# Ukraine’s Defense Shake‑Up Deepens as Top Air Force Deputy Quits and Streets Fill With Protesters

*Thursday, July 16, 2026 at 8:07 AM UTC — Hamer Intelligence Services Desk*

**Published**: 2026-07-16T08:07:12.487Z (2h ago)
**Category**: geopolitics | **Region**: Eastern Europe
**Importance**: 8/10
**Sources**: OSINT
**Permalink**: https://hamerintel.com/data/articles/11297.md
**Source**: https://hamerintel.com/summaries

---

**Deck**: The dismissal of Ukraine’s defense minister Mykhailo Fedorov has triggered mass protests in major cities and the resignation of Deputy Air Force Commander Pavlo Elizarov, who warns the move will cost lives. As key advisers step aside in wartime, Kyiv is confronting not just Russian attacks but a widening fight over who is trusted to run the war.

Ukraine’s war leadership is under visible strain after President Volodymyr Zelensky moved to replace his defense minister, Mykhailo Fedorov, triggering both street protests and resignations within the military hierarchy. The turmoil adds a layer of political and institutional risk to a country already battling relentless Russian strikes on cities and infrastructure.

On Thursday, protests were reported in Kyiv, Kharkiv, Lviv, Dnipro and Odesa against Fedorov’s removal. Demonstrators gathered in central squares and outside government buildings, voicing opposition to Zelensky’s decision not to resubmit Fedorov’s candidacy for the defense portfolio. The scale of the rallies is not yet fully clear, but their spread across multiple major cities underscores the depth of support Fedorov has built during the war among sections of the public.

Inside the defense establishment, the backlash has been sharper. Deputy Air Force Commander Pavlo Elizarov submitted his resignation over the dismissal, publicly calling it a “great loss for the country’s defense” and warning that it would lead to “numerous casualties and destruction in Ukraine.” He said he joined the armed forces in 2022 to win, “not to engage in imitation of activity,” and that he no longer wished to serve in the military given the direction of leadership decisions.

Elizarov is not the only specialist stepping away.
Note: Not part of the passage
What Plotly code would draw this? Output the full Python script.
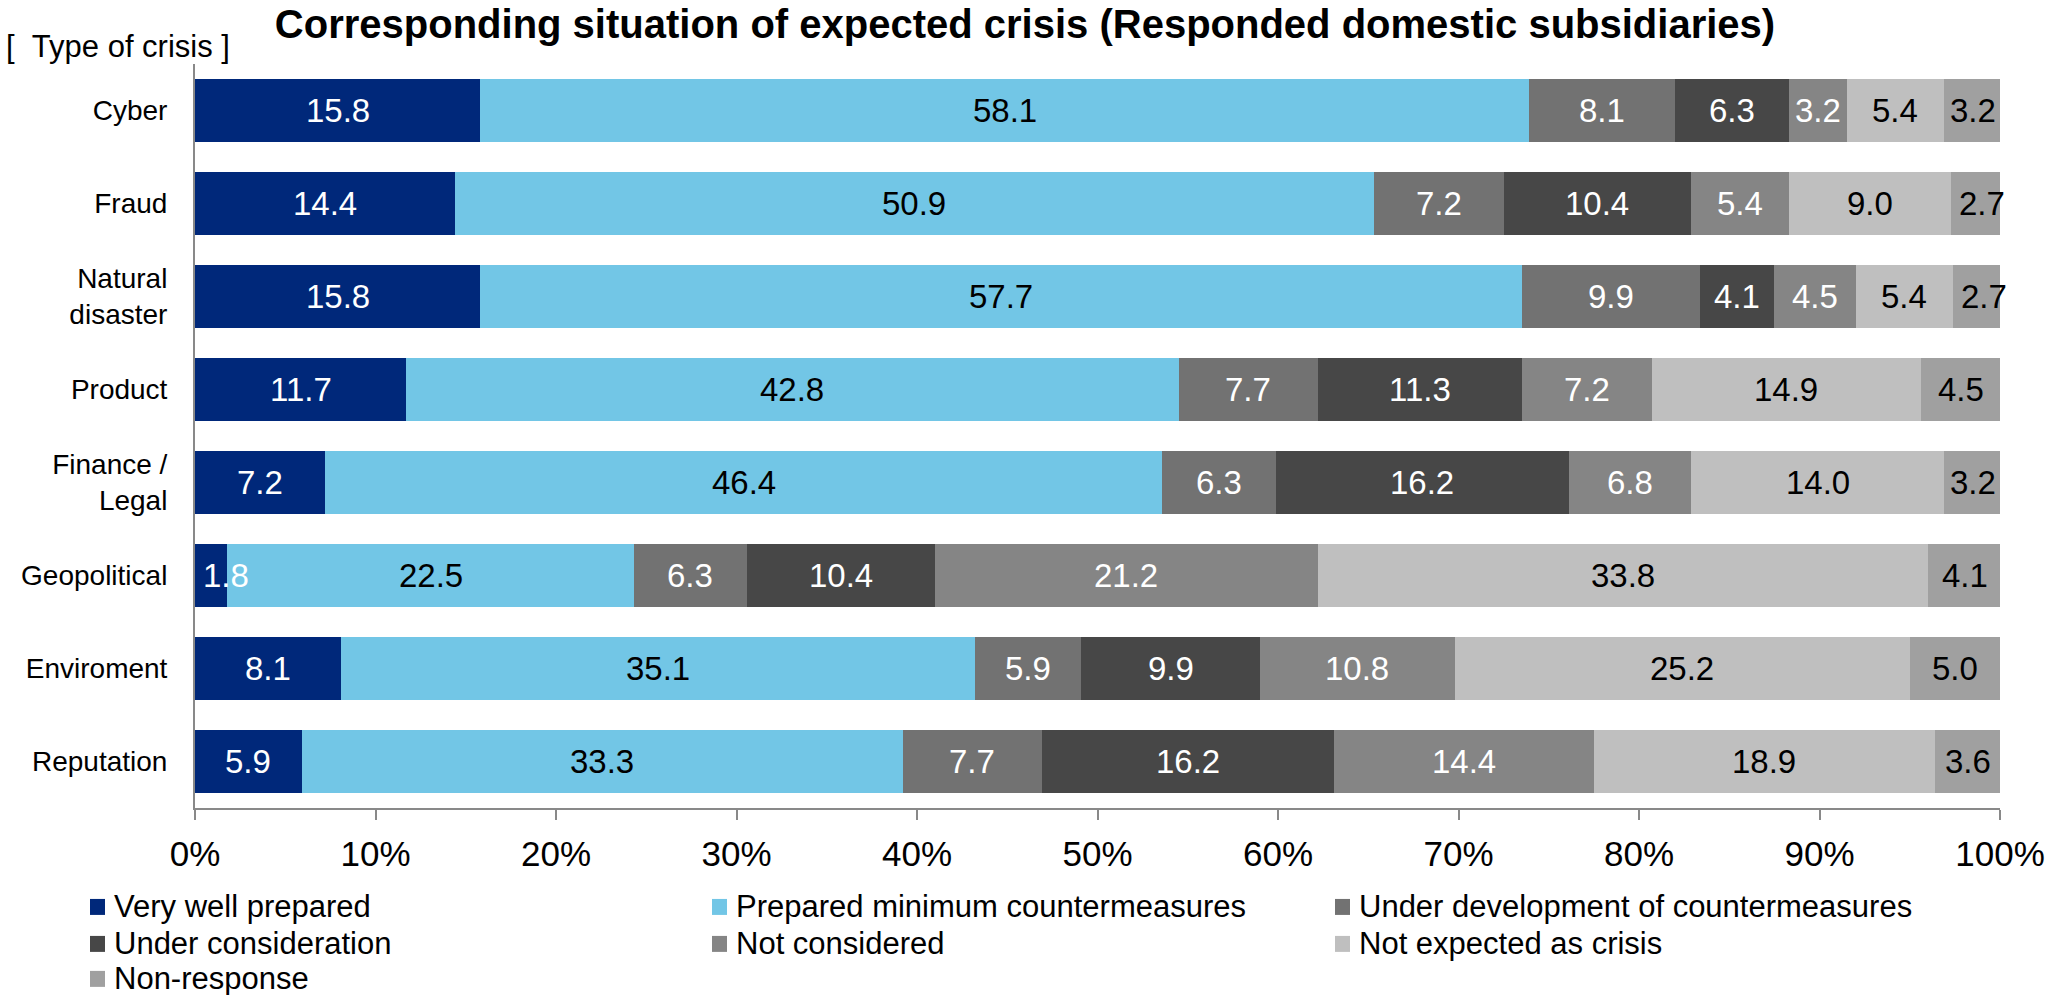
import plotly.graph_objects as go

# Crisis types, top to bottom
categories = ["Cyber", "Fraud", "Natural<br>disaster", "Product", "Finance /<br>Legal",
              "Geopolitical", "Enviroment", "Reputation"]

# Share of respondents per corresponding situation (%)
very_well_prepared = [15.8, 14.4, 15.8, 11.7, 7.2, 1.8, 8.1, 5.9]
prepared_minimum = [58.1, 50.9, 57.7, 42.8, 46.4, 22.5, 35.1, 33.3]
under_development = [8.1, 7.2, 9.9, 7.7, 6.3, 6.3, 5.9, 7.7]
under_consideration = [6.3, 10.4, 4.1, 11.3, 16.2, 10.4, 9.9, 16.2]
not_considered = [3.2, 5.4, 4.5, 7.2, 6.8, 21.2, 10.8, 14.4]
not_expected = [5.4, 9.0, 5.4, 14.9, 14.0, 33.8, 25.2, 18.9]
non_response = [3.2, 2.7, 2.7, 4.5, 3.2, 4.1, 5.0, 3.6]

series_names = ["Very well prepared", "Prepared minimum countermeasures",
                "Under development of countermeasures", "Under consideration",
                "Not considered", "Not expected as crisis", "Non-response"]
series_values = [very_well_prepared, prepared_minimum, under_development,
                 under_consideration, not_considered, not_expected, non_response]
series_colors = ["#00287A", "#72C6E6", "#727272", "#474747", "#858585", "#BFBFBF", "#A0A0A0"]
label_colors = ["white", "black", "white", "white", "white", "black", "black"]

x_ticks = list(range(0, 101, 10))
x_tick_labels = [f"{t}%" for t in x_ticks]

FONT = "Liberation Sans, Arial, sans-serif"

# Figure geometry in pixels
W, H = 2067, 995
PL, PR, PT, PB = 195, 2000, 63.5, 808   # plot area edges


def px_x(px):
    return (px - PL) / (PR - PL)


def px_y(py):
    return (PB - py) / (PB - PT)


fig = go.Figure()
for name, vals, color in zip(series_names, series_values, series_colors):
    fig.add_trace(go.Bar(
        y=categories, x=vals, name=name, orientation="h",
        marker=dict(color=color, line=dict(width=0)),
        hoverinfo="x+name",
    ))

annotations = []
shapes = []

# Value labels centred in each segment, drawn above all bars
for ci, cat in enumerate(categories):
    left = 0.0
    for vals, lc in zip(series_values, label_colors):
        v = vals[ci]
        narrow = v < 3.0
        annotations.append(dict(
            x=left if narrow else left + v / 2, y=cat, xref="x", yref="y",
            xanchor="left" if narrow else "center", xshift=6 if narrow else 0,
            text=f"{v:.1f}", showarrow=False,
            font=dict(family=FONT, size=33, color=lc),
        ))
        left += v

# Axis caption for the category axis
annotations.append(dict(
    x=px_x(4), y=px_y(46), xref="paper", yref="paper", xanchor="left", yanchor="middle",
    text="[&nbsp;&nbsp;Type of crisis&nbsp;]",
    showarrow=False,
    font=dict(family=FONT, size=31, color="black"),
))

# Legend: three columns of square swatches with labels
col_swatch = [90, 712, 1335]
row_y = [907, 944, 979]
for i, (name, color) in enumerate(zip(series_names, series_colors)):
    cx, ry = col_swatch[i % 3], row_y[i // 3]
    shapes.append(dict(
        type="rect", xref="paper", yref="paper",
        x0=px_x(cx), x1=px_x(cx + 15), y0=px_y(ry - 8), y1=px_y(ry + 8),
        fillcolor=color, line=dict(width=0),
    ))
    annotations.append(dict(
        x=px_x(cx + 22), y=px_y(ry), xref="paper", yref="paper",
        xanchor="left", yanchor="middle", text=name, showarrow=False,
        font=dict(family=FONT, size=31, color="black"),
    ))

fig.update_layout(
    width=W, height=H,
    barmode="stack", bargap=0.333,
    plot_bgcolor="white", paper_bgcolor="white",
    margin=dict(l=PL, r=W - PR, t=PT, b=H - PB, autoexpand=False),
    font=dict(family=FONT, color="black"),
    showlegend=False,
    title=dict(
        text="<b>Corresponding situation of expected crisis (Responded domestic subsidiaries)</b>",
        x=1025 / W, xanchor="center", y=1 - 24 / H, yanchor="middle",
        yref="container", xref="container",
        font=dict(family=FONT, size=40, color="black"),
    ),
    xaxis=dict(
        range=[0, 100], tickvals=x_ticks, ticktext=x_tick_labels,
        showgrid=False, zeroline=False, automargin=False,
        showline=True, linecolor="#898989", linewidth=2,
        ticks="outside", ticklen=10, tickwidth=2, tickcolor="#898989",
        tickfont=dict(family=FONT, size=35, color="black"),
        ticklabelstandoff=4,
    ),
    yaxis=dict(
        autorange="reversed", showgrid=False, zeroline=False, automargin=False,
        showline=True, linecolor="#898989", linewidth=2,
        ticks="", tickfont=dict(family=FONT, size=28, color="black"),
        ticklabelstandoff=20,
    ),
    annotations=annotations,
    shapes=shapes,
)

fig.write_html("out.html")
A prominent Ukrainian electronic warfare expert, Serhii “Flash” Beskrestnov, announced he is no longer an adviser to the Defense Ministry. His departure removes a high‑profile voice from efforts to counter Russian drones and guided munitions, an area where Ukraine has invested heavily in local innovation to close gaps in Western supplies.

The political front is also fracturing. Some members of parliament are reportedly unwilling to vote for Fedorov’s replacement, questioning the wisdom of forcing him out in the face of visible public protest. Former presidential spokesperson Iuliia Mendel, now a critic of Zelensky, argued that those who push for change under his government “leave or are forced to leave,” and linked Fedorov’s dismissal to what she described as a broader stagnation in reforms and negotiations.

For frontline troops and civilians under fire, the stakes are practical, not just political. Ukraine’s air defenses are under constant pressure. The Air Force recently claimed to have intercepted part of a Russian barrage of ballistic and cruise missiles, but acknowledged multiple impacts on Ukrainian territory; external monitoring suggested its initial shoot‑down figures may have overstated success and omitted hits by certain cruise missiles on Odesa region. In that context, the loss of senior air force leadership and electronic warfare expertise risks slowing adaptation at a time when Russian forces are testing new missile and drone combinations almost nightly.

The turmoil in Kyiv also sends a signal to international partners that the team managing tens of billions of dollars in military aid is in flux. Allies already watch Ukraine’s command structure closely to assess not only battlefield performance but the durability of reforms promised in exchange for financial and military support. High‑profile resignations and visible splits between the president and parts of the officer corps could increase questions about continuity in defense planning.

In wartime, arguments over personnel are also arguments over priorities: how much to emphasize drone warfare versus traditional artillery, how aggressively to pursue domestic defense production, and how transparent to be about losses and battlefield setbacks. Ukraine’s current dispute wraps all of those questions into a single, emotionally charged fight over one minister and the officers and advisers who have now chosen to follow him out the door.

The key indicators to watch in the coming days will be whether Zelensky can secure parliamentary backing for a new defense minister, whether more senior officers or technical experts resign in solidarity with Fedorov, and how Ukraine’s Western partners react if the public rupture between political and military leaders widens while Russia continues to press its advantage in the air and along the front.